Tuesday, June 26, 2018

D is for Disappointment

Folks, it's been a while.

Half a year flew past, eh? I see and mentally note so much on a daily basis and this is something I've been meaning to write about for a long time.

I see way too many parents these days rushing to cushion their child's life from every angle. So much so that the child does not know what's disappointment, or does not know how to react to rejection or the word 'NO'. Yes, this is happening for real.


Now. I'm all for happy childhoods. Every child deserves a happy and secure environment where they are free to be themselves. Free to be the cheekiest, corniest, craziest version of themselves.

At the outset, I'll be honest. I'm not super perfect mom. Quite far from it by the way.

Yes, my children know how it feels to NOT get their way all the time. They are in multiple scenarios even at home on a weekly or a monthly basis where they realize that a mild level of rejection or disappointment is normal.

Don't fight your child's battles for them. Let them figure out their little strategies for themselves. They'll thank you for it later.

Accountability is the other thing.

Mommies and daddies - make your child accountable for their daily chores or decisions. For example: In our home, my children know to look at their timetable and ensure their PE kit or swimming kit is packed the previous night. Yes, even my 6 year old.

They do realize that if they forget their kit due to laziness then mom i.e Me,  is not going to get into emergency mode and go rushing home to pick and deliver the kit in question.

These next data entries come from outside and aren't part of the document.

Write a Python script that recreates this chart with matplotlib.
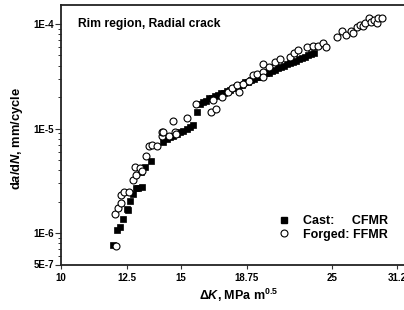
import matplotlib
matplotlib.use("Agg")
import matplotlib.pyplot as plt
from matplotlib.ticker import FixedLocator, NullLocator, LogLocator, NullFormatter
from matplotlib.lines import Line2D

plt.rcParams['font.family'] = ['Liberation Sans', 'DejaVu Sans']
plt.rcParams['font.weight'] = 'bold'
plt.rcParams['mathtext.fontset'] = 'custom'
plt.rcParams['mathtext.rm'] = 'Liberation Sans:bold'
plt.rcParams['mathtext.it'] = 'Liberation Sans:bold:italic'
plt.rcParams['mathtext.bf'] = 'Liberation Sans:bold'

# ---- data ----
cast_dK = [11.93, 12.08, 12.21, 12.35, 12.49, 12.54, 12.63, 12.77, 12.88, 12.99, 13.14,
           13.11, 13.29, 13.55, 14.11, 14.30, 14.46, 14.60, 14.80, 14.96, 15.13, 15.30,
           15.48, 15.65, 15.84, 16.01, 16.17, 16.34, 16.51, 16.68, 16.85, 17.02, 17.19,
           17.37, 17.54, 17.72, 17.90, 18.09, 18.27, 18.46, 18.65, 18.84, 19.03, 19.22,
           19.42, 19.62, 19.82, 20.02, 20.23, 20.43, 20.64, 20.85, 21.06, 21.28, 21.49,
           21.71, 21.94, 22.16, 22.39, 22.62, 22.85, 23.08, 23.32, 23.56]
cast_dadn = [7.67e-7, 1.08e-6, 1.15e-6, 1.36e-6, 1.70e-6, 1.67e-6, 2.03e-6, 2.36e-6, 2.71e-6,
             2.71e-6, 2.73e-6, 3.80e-6, 4.25e-6, 4.85e-6, 7.38e-6, 7.96e-6, 8.32e-6, 8.57e-6,
             8.95e-6, 9.21e-6, 9.57e-6, 9.93e-6, 1.03e-5, 1.07e-5, 1.43e-5, 1.70e-5, 1.80e-5,
             1.84e-5, 1.95e-5, 1.96e-5, 2.06e-5, 2.08e-5, 2.18e-5, 2.20e-5, 2.31e-5, 2.33e-5,
             2.45e-5, 2.47e-5, 2.60e-5, 2.62e-5, 2.76e-5, 2.78e-5, 2.93e-5, 2.95e-5, 3.10e-5,
             3.13e-5, 3.24e-5, 3.38e-5, 3.42e-5, 3.58e-5, 3.62e-5, 3.80e-5, 3.85e-5, 3.97e-5,
             4.10e-5, 4.22e-5, 4.35e-5, 4.45e-5, 4.60e-5, 4.72e-5, 4.88e-5, 5.02e-5, 5.18e-5,
             5.30e-5]

forged_dK = [12.05, 12.01, 12.14, 12.24, 12.24, 12.39, 12.59, 12.77, 12.89, 12.83, 13.07,
             13.14, 13.32, 13.47, 13.61, 13.83, 14.07, 14.07, 14.12, 14.41, 14.61, 14.71,
             14.74, 15.34, 15.80, 16.62, 16.90, 16.73, 17.23, 17.60, 17.84, 18.13, 18.27,
             18.52, 18.90, 19.16, 19.40, 19.80, 19.80, 19.81, 20.23, 20.64, 21.00, 21.71,
             22.00, 22.29, 23.03, 23.48, 23.87, 24.28, 24.53, 25.44, 25.88, 26.25, 26.67,
             26.91, 27.22, 27.52, 27.78, 28.00, 28.38, 28.54, 28.87, 29.13, 29.26, 29.63]
forged_dadn = [7.50e-7, 1.51e-6, 1.73e-6, 1.93e-6, 2.32e-6, 2.46e-6, 2.46e-6, 3.21e-6, 3.59e-6,
               4.25e-6, 4.19e-6, 3.95e-6, 5.50e-6, 6.76e-6, 6.97e-6, 6.76e-6, 8.43e-6, 9.36e-6,
               9.36e-6, 8.43e-6, 1.17e-5, 9.36e-6, 8.89e-6, 1.25e-5, 1.73e-5, 1.43e-5, 1.55e-5,
               1.86e-5, 2.00e-5, 2.23e-5, 2.46e-5, 2.59e-5, 2.23e-5, 2.69e-5, 2.83e-5, 3.24e-5,
               3.31e-5, 4.13e-5, 3.48e-5, 3.11e-5, 3.88e-5, 4.34e-5, 4.58e-5, 4.85e-5, 5.23e-5,
               5.62e-5, 6.05e-5, 6.18e-5, 6.14e-5, 6.52e-5, 6.05e-5, 7.55e-5, 8.62e-5, 7.84e-5,
               8.62e-5, 8.25e-5, 9.29e-5, 9.78e-5, 9.63e-5, 1.02e-4, 1.13e-4, 1.05e-4, 1.09e-4,
               1.02e-4, 1.13e-4, 1.15e-4]

x_ticks = [10, 12.5, 15, 18.75, 25, 31.2]
x_ticklabels = ['10', '12.5', '15', '18.75', '25', '31.2']
y_ticks = [5e-7, 1e-6, 1e-5, 1e-4]
y_ticklabels = ['5E-7', '1E-6', '1E-5', '1E-4']

# ---- figure ----
W, H = 404, 310
fig = plt.figure(figsize=(W / 100, H / 100), dpi=100)
left, right, top, bottom = 61, 404 + 4, 5, 264.5
ax = fig.add_axes([left / W, (H - bottom) / H, (right - left) / W, (bottom - top) / H])

ax.set_xscale('log')
ax.set_yscale('log')

ax.plot(cast_dK, cast_dadn, linestyle='none', marker='s', ms=4.4, mfc='black',
        mec='black', mew=0.5)
ax.plot(forged_dK, forged_dadn, linestyle='none', marker='o', ms=5.0, mfc='white',
        mec='black', mew=0.8)

kmax = 10 * 10 ** ((right - left) / 680)
ax.set_xlim(10, kmax)
ax.set_ylim(5e-7, 1.52e-4)

ax.xaxis.set_major_locator(FixedLocator(x_ticks))
ax.xaxis.set_minor_locator(NullLocator())
ax.set_xticklabels(x_ticklabels)
ax.yaxis.set_major_locator(FixedLocator(y_ticks))
ax.yaxis.set_minor_locator(LogLocator(base=10, subs=range(2, 10)))
ax.yaxis.set_minor_formatter(NullFormatter())
ax.set_yticklabels(y_ticklabels)

ax.tick_params(axis='both', which='major', labelsize=7, direction='out', width=0.8,
               color='#333333')
ax.tick_params(axis='x', which='major', length=3, pad=3)
ax.tick_params(axis='y', which='major', length=4, pad=1)
ax.tick_params(axis='y', which='minor', length=2.2, width=0.7, color='#333333')
for lab in ax.get_xticklabels() + ax.get_yticklabels():
    lab.set_fontweight('bold')

for s in ['left', 'bottom', 'top']:
    ax.spines[s].set_linewidth(1.3)
    ax.spines[s].set_color('#222222')
ax.spines['right'].set_visible(False)

fig.text(78 / W, 1 - 24 / H, 'Rim region, Radial crack', fontsize=8.7, fontweight='bold',
         ha='left', va='center')

fig.text(17 / W, 1 - 138 / H, r'd$a$/d$N$, mm/cycle', rotation=90, fontsize=9.3,
         fontweight='bold', ha='center', va='center')
fig.text(239 / W, 1 - 295 / H, r'$\mathit{\Delta K}$, MPa m$^{0.5}$', fontsize=9,
         fontweight='bold', ha='center', va='center')

handles = [Line2D([], [], linestyle='none', marker='s', ms=4.4, mfc='black', mec='black'),
           Line2D([], [], linestyle='none', marker='o', ms=5.0, mfc='white', mec='black', mew=0.8)]
leg = ax.legend(handles, ['Cast:     CFMR', 'Forged: FFMR'], loc='center left',
                bbox_to_anchor=((278 - left) / (right - left), (bottom - 228) / (bottom - top)),
                frameon=False, handlelength=0.9, handletextpad=1.1, labelspacing=0.1,
                borderpad=0, borderaxespad=0, prop={'size': 9, 'weight': 'bold'})

fig.savefig('out.png', dpi=100)
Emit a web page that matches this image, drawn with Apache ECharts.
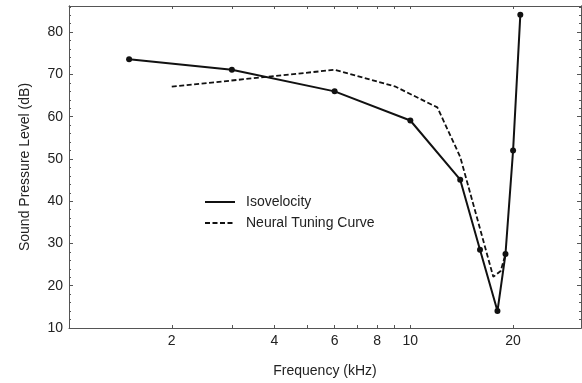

One main reason why they should learn the basics of accountability is because we parents won't be around to help them forever. And such children who are mollycoddled at home, do end up floundering when thrown into the big bad ocean by themselves because they don't have these basic life skills.

Today's responsible child is tomorrow's sorted adult.

Let your child face life's little situations at a tender age. If possible, share stories with them about children who are not from privileged backgrounds and who have to take life in their stride everyday. Let them understand the value of working hard for something and then receiving the rewards.

It's our duty as parents to empower our children by giving them opportunities to develop basic soft skills, and not decapacitate them by doing everything for them.